“Yous come on now, eh?” he said gently, regarding Tom with an anxious expression of countenance.

“Well, well,” replied our hero, getting up with a sort of desperate energy, “let’s push on; I can at all events walk till my legs refuse to carry me, and then it will not be I who shall have given in, but the legs!—eh, Mafuta?”

Smiling languidly at this conceit, Tom walked on, almost mechanically, for nearly twenty miles that day, with scarcely any shelter from the sun.

At night he reached a native village, the chief of which considerately let him rest in an old hut. When Tom flung himself down in a corner of this, he felt so ill that he called his servant and bade him fetch the package which contained his slender stock of medicine.

“Open it, Mafuta, and let’s see what we have left.

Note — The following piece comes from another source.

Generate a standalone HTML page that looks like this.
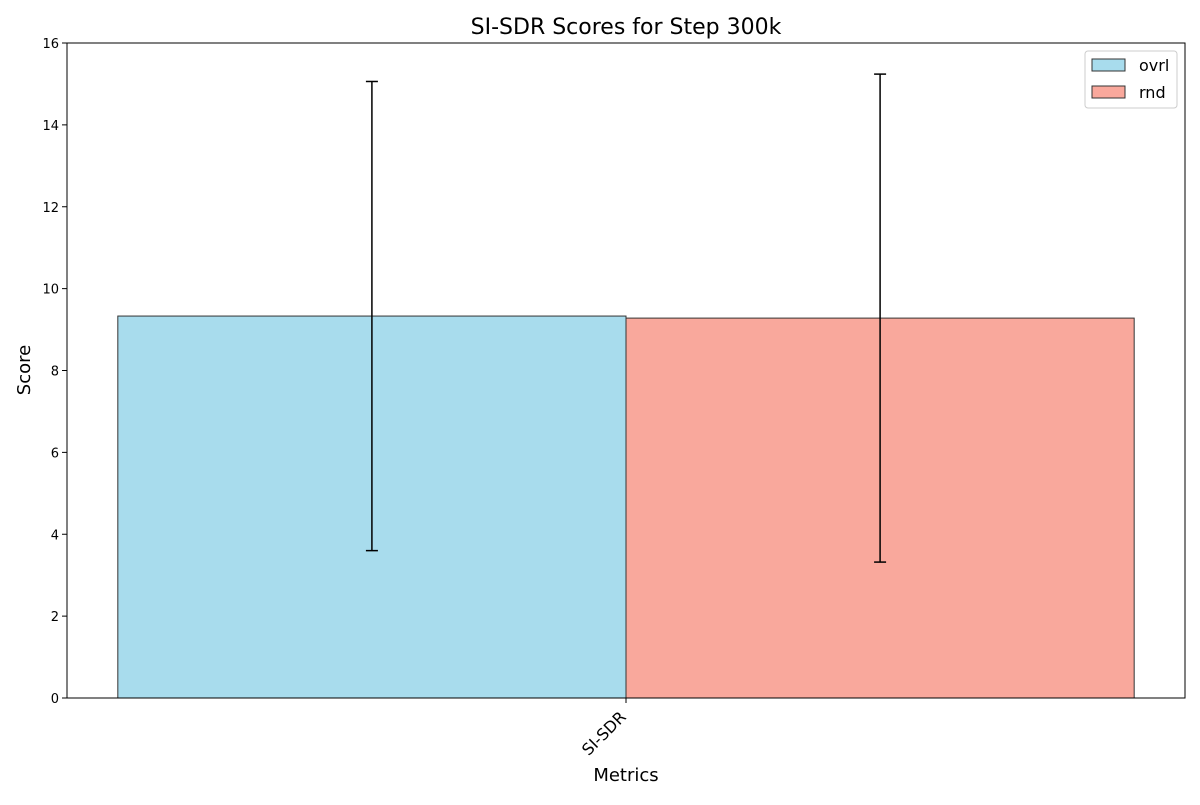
<!DOCTYPE html>
<html><head><meta charset="utf-8"><style>
body{margin:0;background:#fff;font-family:"Liberation Sans","DejaVu Sans",sans-serif;}
svg text{font-family:"DejaVu Sans","Liberation Sans",sans-serif;}
</style></head><body>
<svg id="chart" width="1200" height="800" viewBox="0 0 1200 800" xmlns="http://www.w3.org/2000/svg">
<rect width="1200" height="800" fill="#fff"/>
<text x="626" y="34" text-anchor="middle" font-size="22">SI-SDR Scores for Step 300k</text>
<g id="grid"></g>
<g id="bars"></g>
<rect x="67" y="43" width="1118" height="655" fill="none" stroke="#000" stroke-width="1"/>
<text x="626" y="781" text-anchor="middle" font-size="18">Metrics</text>
<text transform="translate(30,370) rotate(-90)" text-anchor="middle" font-size="18">Score</text>
<g>
<rect x="1085" y="51" width="92" height="57" rx="3" fill="#fff" stroke="#ccc"/>
<rect x="1092" y="59" width="33" height="12" fill="#a8dced" stroke="#333"/>
<text x="1139" y="71" font-size="16">ovrl</text>
<rect x="1092" y="86" width="33" height="12" fill="#f9a89c" stroke="#333"/>
<text x="1139" y="98" font-size="16">rnd</text>
</g>
</svg>
<script>
const categories = ["SI-SDR"];
const seriesNames = ["ovrl", "rnd"];
const ovrlValues = [9.33];
const rndValues = [9.28];
const ovrlErrors = [5.73];
const rndErrors = [5.96];
const yTicks = [0, 2, 4, 6, 8, 10, 12, 14, 16];

const NS = "http://www.w3.org/2000/svg";
const pLeft = 67, pRight = 1185, pTop = 43, pBottom = 698;
const yMin = 0, yMax = 16, xMin = -0.44, xMax = 0.44;
const yScale = v => pBottom - (v - yMin) / (yMax - yMin) * (pBottom - pTop);
const xScale = v => pLeft + (v - xMin) / (xMax - xMin) * (pRight - pLeft);
const colors = ["#a8dced", "#f9a89c"];
const values = [ovrlValues, rndValues];
const errors = [ovrlErrors, rndErrors];
const barW = 0.4;
function mk(tag, attrs, parent) {
  const e = document.createElementNS(NS, tag);
  for (const k in attrs) e.setAttribute(k, attrs[k]);
  parent.appendChild(e); return e;
}
const grid = document.getElementById("grid");
yTicks.forEach(t => {
  const l = mk("line", {x1: pLeft - 5, x2: pLeft, y1: yScale(t), y2: yScale(t), stroke: "#000"}, grid);
  
  
  const tx = mk("text", {x: pLeft - 8, y: yScale(t) + 5, "text-anchor": "end", "font-size": "13"}, grid);
  tx.textContent = t;
  
  
});
const bars = document.getElementById("bars");
categories.forEach((c, i) => {
  values.forEach((vals, s) => {
    const x0 = xScale(i + (s - 1) * barW);
    const r = mk("rect", {x: x0, y: yScale(vals[i]), width: xScale(i + s * barW) - x0, height: yScale(0) - yScale(vals[i]), fill: colors[s], stroke: "#333", "stroke-width": 1}, bars);
    
    
    const cx = xScale(i + (s - 0.5) * barW);
    const hi = yScale(vals[i] + errors[s][i]), lo = yScale(vals[i] - errors[s][i]);
    const g = mk("g", {stroke: "#000", "stroke-width": 1.5}, bars);
    
    
    mk("line", {x1: cx, x2: cx, y1: hi, y2: lo}, g);
    mk("line", {x1: cx - 6, x2: cx + 6, y1: hi, y2: hi}, g);
    mk("line", {x1: cx - 6, x2: cx + 6, y1: lo, y2: lo}, g);
  });
  const cx = xScale(i);
  const tk = mk("line", {x1: cx, x2: cx, y1: pBottom, y2: pBottom + 5, stroke: "#000"}, bars);
  
  
  const tl = mk("text", {transform: `translate(${cx + 1},${pBottom + 20}) rotate(-45)`, "text-anchor": "end", "font-size": "16"}, bars);
  tl.textContent = c;
  
  
});
</script>
</body></html>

I’m resolved to make some change in myself for better or worse, if I should have to eat up the whole affair. Better be poisoned at once than die by inches in this way.”

“No more kineen,” said the Caffre, as he kneeled by his master’s side, turning over the papers and bottles.

“No more quinine,” repeated Tom sadly; “no more life, that means.”

“Not’ing more bot tree imuttics, an’ small drop ludnum,” said Mafuta.

“Three emetics,” said Tom, “and some laudanum; come, I’ll try these. Mix the whole of ’em in a can, and be quick, like a good fellow; I’ll have one good jorum whatever happens.”

“Bot yous vil bost,” said Mafuta remonstratively.